Luna sendiri merasa kebingungan mendengar suara kakek yang tidak biasa, apakah kakeknya sudah mendengar tentang perpisahan nya dengan Rafi? Luna bertanya-tanya pada dirinya sendiri dan tidak mendapatkan jawaban. Tapi seberapa keras dia berfikir, tapi dia yakin kalau kakeknya pasti tau cepat atau lambat.
Setibanya di apartemen Luna, Kakek Darma memeluk cucunya dengan erat. "Maafkan kakek, Luna. Seharusnya kakek tidak membiarkanmu menikah dengan pria itu."
Luna tersenyum tipis. "Tidak, Kek. Justru aku yang harusnya minta maaf. Kakek sudah benar, insting kakek lebih tajam daripada cintaku yang buta."
"Sudahlah, apa yang sebenarnya terjadi. Katakan pada kakek. "
Atas permintaan kakeknya itu, Luna menceritakan semua yang terjadi. Tentang perselingkuhan Rafi, tamparan, dan sikap keluarga Rafi yang tidak tahu terima kasih.
"Aku sudah mantap, Kek. Aku ingin bercerai," kata Luna.

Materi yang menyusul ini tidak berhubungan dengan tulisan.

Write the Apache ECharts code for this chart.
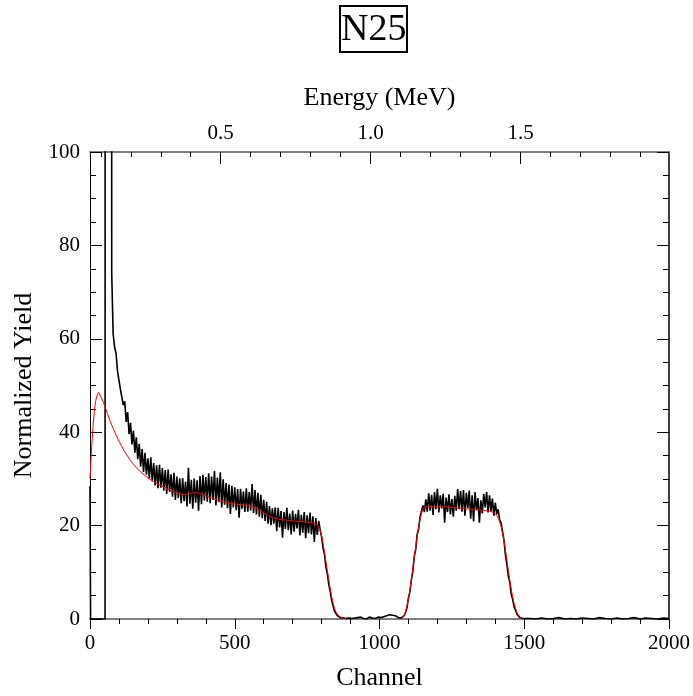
<!DOCTYPE html>
<html>
<head>
<meta charset="utf-8">
<title>N25</title>
<script src="https://cdn.jsdelivr.net/npm/echarts@6/dist/echarts.min.js"></script>
<style>
  html, body { margin: 0; padding: 0; background: #fff; }
  #chart { width: 693px; height: 696px; }
</style>
</head>
<body>
<div id="chart"></div>
<script>
// measured spectrum: irregular head (low-channel noise spike), then every 5 channels
var headChannels = [0, 1, 2, 52, 53, 74, 75]
var headCounts = [28.5, 28.5, 0, 0, 400, 400, 74]

var countsStart = 80
var countsStep = 5
var counts = [
  // 80 - 200
  61, 58.2, 56.9, 53.1, 52.8, 49.2, 49.6, 45.8, 46.6, 42.2, 44.3, 39.6, 42.0, 37.4, 40.3, 35.6, 38.9, 34.2, 37.5, 32.6, 36.4, 31.5, 35.6, 30.9, 34.4,
  // 205 - 400
  30.1, 34.6, 29.5, 33.4, 28.6, 32.9, 28.0, 33.0, 28.1, 32.3, 27.5, 31.9, 26.8, 32.0, 27.2, 31.0, 26.2, 31.3, 25.5, 30.5,
  25.9, 30.1, 24.8, 30.2, 25.2, 29.4, 24.1, 32.4, 24.7, 29.8, 23.6, 30.1, 24.9, 29.7, 23.2, 30.6, 24.6, 30.9, 25.4, 30.4,
  // 405 - 600
  25.1, 31.2, 24.8, 30.5, 25.5, 31.7, 24.3, 30.3, 25.0, 31.4, 23.9, 29.9, 24.5, 29.1, 23.7, 28.8, 22.5, 28.5, 23.9, 28.2,
  23.3, 27.8, 21.7, 27.9, 23.6, 27.3, 22.9, 28.0, 23.0, 27.2, 23.2, 28.9, 22.7, 27.6, 22.4, 27.0, 21.9, 26.6, 21.6, 25.5,
  // 605 - 790
  21.0, 25.1, 20.4, 24.2, 20.1, 23.7, 20.4, 23.9, 18.8, 23.8, 19.6, 23.1, 17.4, 22.9, 19.3, 23.8, 19.0, 22.6, 18.1,
  23.2, 18.7, 22.5, 19.4, 23.4, 17.9, 22.3, 18.5, 22.9, 17.3, 22.2, 18.4, 22.8, 18.1, 22.0, 16.5, 21.6, 18.0, 21.0,
  // 795 - 900
  19.1, 17.6, 15.2, 13.8, 11.1, 9.6, 7.3, 5.8, 3.9, 2.8, 1.6, 1.3, 0.7, 0.6, 0.3, 0.5, 0.2, 0.4, 0.1, 0.3, 0.2, 0.4,
  // 905 - 1080
  0.1, 0.3, 0.2, 0.0, 0.3, 0.1, 0.4, 0.2, 0.1, 0.3, 0.0, 0.2, 0.4, 0.1, 0.2, 0.3, 0.1, 0.2,
  0.4, 0.2, 0.3, 0.1, 0.5, 0.4, 0.7, 0.5, 0.9, 0.6, 0.8, 0.5, 0.7, 0.4, 0.3, 0.1, 0.2, 0.4,
  // 1085 - 1160
  0.7, 1.4, 2.4, 4.5, 5.8, 8.3, 10.1, 13.4, 14.8, 18.1, 19.2, 21.8, 21.6, 24.3, 22.9, 25.6,
  // 1165 - 1400
  23.0, 26.9, 23.2, 26.6, 22.3, 27.2, 23.5, 27.9, 22.8, 26.5, 23.7, 26.8, 20.6, 26.0, 22.9, 26.7,
  22.4, 25.7, 21.9, 26.4, 23.2, 27.8, 23.5, 27.4, 23.0, 27.6, 22.1, 27.0, 23.8, 27.5, 21.5, 26.5,
  20.9, 27.2, 23.3, 25.9, 20.6, 25.4, 22.6, 26.8, 23.9, 27.2, 22.8, 26.5, 23.1, 25.8, 22.1, 24.9,
  // 1405 - 1500
  22.4, 23.5, 21.2, 20.6, 18.7, 16.9, 13.8, 11.7, 9.2, 7.9, 5.3, 4.2, 2.6, 1.9, 1.0, 0.8, 0.3, 0.2, 0.1, 0.0
]

// sparse background above the Si edge, every 20 channels
var tailStart = 1520
var tailStep = 20
var tailCounts = [0.1, 0, 0.2, 0, 0.1, 0.3, 0, 0.1, 0, 0.2, 0.1, 0, 0.3, 0.1, 0, 0.2, 0, 0.1, 0.3, 0, 0.2, 0.1, 0, 0.2, 0.1]

// simulation (red)
var fitChannels = [
  0, 5, 10, 15, 20, 25, 30, 35, 40, 50, 60, 70, 80, 90, 100, 120, 140, 160, 180, 200,
  220, 240, 260, 280, 300, 320, 340, 360, 380, 400, 430, 460, 490, 520, 550, 570, 590, 610, 630, 660,
  700, 740, 770, 785, 795, 800, 805, 810, 815, 820, 825, 830, 835, 840, 845, 850, 860, 870, 880, 885,
  886, 1075, 1080, 1085, 1090, 1095, 1100, 1105, 1110, 1115, 1120, 1125, 1130, 1135, 1140, 1145, 1150, 1155, 1160, 1200,
  1250, 1300, 1350, 1380, 1395, 1405, 1410, 1415, 1420, 1425, 1430, 1435, 1440, 1445, 1450, 1455, 1460, 1465, 1470, 1475,
  1480, 1485, 1490, 1495
]
var fitValues = [
  30, 36, 41, 44.5, 46.8, 48, 48.5, 48.2, 47.3, 45.8, 44, 42.3, 40.8, 39.4, 38.1, 35.8, 33.9, 32.4, 31.2, 30.2,
  29.4, 28.7, 28.1, 27.5, 27, 26.6, 26.8, 27.1, 26.9, 26.4, 25.7, 25.1, 24.7, 24.5, 24.2, 23.8, 23.1, 22.3, 21.7, 21.3,
  21, 20.8, 20.6, 20.2, 19, 17.8, 16.2, 14.3, 12.3, 10.3, 8.3, 6.4, 4.7, 3.3, 2.2, 1.4, 0.6, 0.25, 0.05, 0,
  null, 0, 0.3, 0.7, 1.5, 2.7, 4.3, 6.2, 8.4, 10.7, 13.1, 15.4, 17.6, 19.6, 21.3, 22.6, 23.5, 23.9, 24.1, 24.1,
  23.9, 23.6, 23.3, 23.1, 22.8, 22.2, 21.6, 20.8, 19.8, 18.5, 16.8, 14.8, 12.6, 10.4, 8.3, 6.4, 4.7, 3.3, 2.2, 1.4,
  0.8, 0.4, 0.15, 0
]

var energyMajor = [0.5, 1.0, 1.5]
var energyMinor = [0.1, 0.2, 0.3, 0.4, 0.6, 0.7, 0.8, 0.9, 1.1, 1.2, 1.3, 1.4, 1.6, 1.7, 1.8, 1.9]
// energy calibration at the plot edges (channel 0 and channel 2000)
var energyMin = 0.064
var energyMax = 1.995

var serif = 'Liberation Serif'

var measured = []
headChannels.forEach(function (c, i) { measured.push([c, headCounts[i]]) })
counts.forEach(function (v, i) { measured.push([countsStart + i * countsStep, v]) })
tailCounts.forEach(function (v, i) { measured.push([tailStart + i * tailStep, v]) })

var fit = fitChannels.map(function (c, i) { return [c, fitValues[i]] })

var myChart = echarts.init(document.getElementById('chart'))

var option = {
  animation: false,
  title: {
    text: 'N25',
    left: 340,
    top: 6,
    padding: [5, 1, 3, 1],
    borderColor: '#000',
    borderWidth: 2,
    textStyle: { fontFamily: serif, fontSize: 38, fontWeight: 'normal', color: '#000' }
  },
  grid: { left: 90, right: 23, top: 152, bottom: 77 },
  xAxis: [
    {
      type: 'value',
      position: 'bottom',
      min: 0,
      max: 2000,
      interval: 500,
      name: 'Channel',
      nameLocation: 'middle',
      nameGap: 46,
      nameTextStyle: { fontFamily: serif, fontSize: 26, color: '#000' },
      axisLine: { onZero: false, lineStyle: { color: '#808080', width: 2 } },
      axisTick: { length: 10, lineStyle: { color: '#000' } },
      minorTick: { show: true, splitNumber: 5, length: 5, lineStyle: { color: '#000' } },
      axisLabel: {
        margin: 14,
        fontFamily: serif,
        fontSize: 21,
        color: '#000',
        formatter: function (v) { return String(v) }
      },
      splitLine: { show: false }
    },
    {
      type: 'value',
      position: 'top',
      min: energyMin,
      max: energyMax,
      axisLine: { onZero: false, lineStyle: { color: '#808080', width: 2 } },
      axisTick: { inside: true, length: 5, lineStyle: { color: '#000' }, customValues: energyMinor },
      axisLabel: { show: false },
      splitLine: { show: false }
    },
    {
      type: 'value',
      position: 'top',
      min: energyMin,
      max: energyMax,
      name: 'Energy (MeV)',
      nameLocation: 'middle',
      nameGap: 41,
      nameTextStyle: { fontFamily: serif, fontSize: 26, color: '#000' },
      axisLine: { show: false, onZero: false },
      axisTick: { inside: true, length: 12, lineStyle: { color: '#000' }, customValues: energyMajor },
      axisLabel: {
        margin: 8,
        fontFamily: serif,
        fontSize: 21,
        color: '#000',
        customValues: energyMajor,
        formatter: function (v) { return v.toFixed(1) }
      },
      splitLine: { show: false }
    }
  ],
  yAxis: [
    {
      type: 'value',
      position: 'left',
      min: 0,
      max: 100,
      interval: 20,
      name: 'Normalized Yield',
      nameLocation: 'middle',
      nameGap: 53,
      nameTextStyle: { fontFamily: serif, fontSize: 26, color: '#000' },
      axisLine: { onZero: false, lineStyle: { color: '#000', width: 1 } },
      axisTick: { inside: true, length: 12, lineStyle: { color: '#000' } },
      minorTick: { show: true, splitNumber: 4, length: 6, lineStyle: { color: '#000' } },
      axisLabel: { margin: 10, fontFamily: serif, fontSize: 21, color: '#000' },
      splitLine: { show: false }
    },
    {
      type: 'value',
      position: 'right',
      min: 0,
      max: 100,
      interval: 20,
      axisLine: { onZero: false, lineStyle: { color: '#000', width: 1.5 } },
      axisTick: { inside: true, length: 12, lineStyle: { color: '#000' } },
      minorTick: { show: true, splitNumber: 4, length: 6, lineStyle: { color: '#000' } },
      axisLabel: { show: false },
      splitLine: { show: false }
    }
  ],
  series: [
    {
      name: 'Measured',
      type: 'line',
      xAxisIndex: 0,
      yAxisIndex: 0,
      data: measured,
      showSymbol: false,
      clip: true,
      lineStyle: { color: '#000', width: 1.6 }
    },
    {
      name: 'Simulation',
      type: 'line',
      xAxisIndex: 0,
      yAxisIndex: 0,
      data: fit,
      showSymbol: false,
      connectNulls: false,
      clip: true,
      lineStyle: { color: '#ff0000', width: 1 }
    }
  ]
}

myChart.setOption(option)
</script>
</body>
</html>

"Kakek dukung sepenuhnya," jawab Kakek Darma. "Kamu berhak mendapatkan kebahagiaan. Kakek akan siapkan pengacara terbaik."
"Tidak perlu, Kek. Aku sudah minta Naura untuk mengurus perceraian ku. Tuntutannya hanya agar mereka mengembalikan semua uang yang sudah aku keluarkan selama ini untuk mereka," jelas Luna.
Kakek Darma menghela napas. "Rafi dan keluarganya itu adalah keluarga toxic, Luna. Cukup kamu saja yang menjadi korban. Sekarang, kamu pulang ke rumah kakek. Jangan lagi tinggal sendirian."
Luna menggeleng,
"Kenapa? kita pulang ke rumah utama, kakek juga sudah bosan berpura-pura menjadi orang biasa. Kita tunjukkan kepada mereka siapa kita sebenarnya. "
"Nggak usah kek, Aku masih ingin tinggal di apartemen ini dulu. aku ingin sendiri dan menata hatiku dan menyembuhkan jiwaku yang terluka karena mereka. Aku juga akan mulai masuk kerja besok. "
"Ya sudah, terserah kamu saja. Asalkan kamu menjaga dirimu dengan baik. "
Luna mengangguk, akhirnya dia bisa merasakan kembali kehangatan keluarga yang sesungguhnya.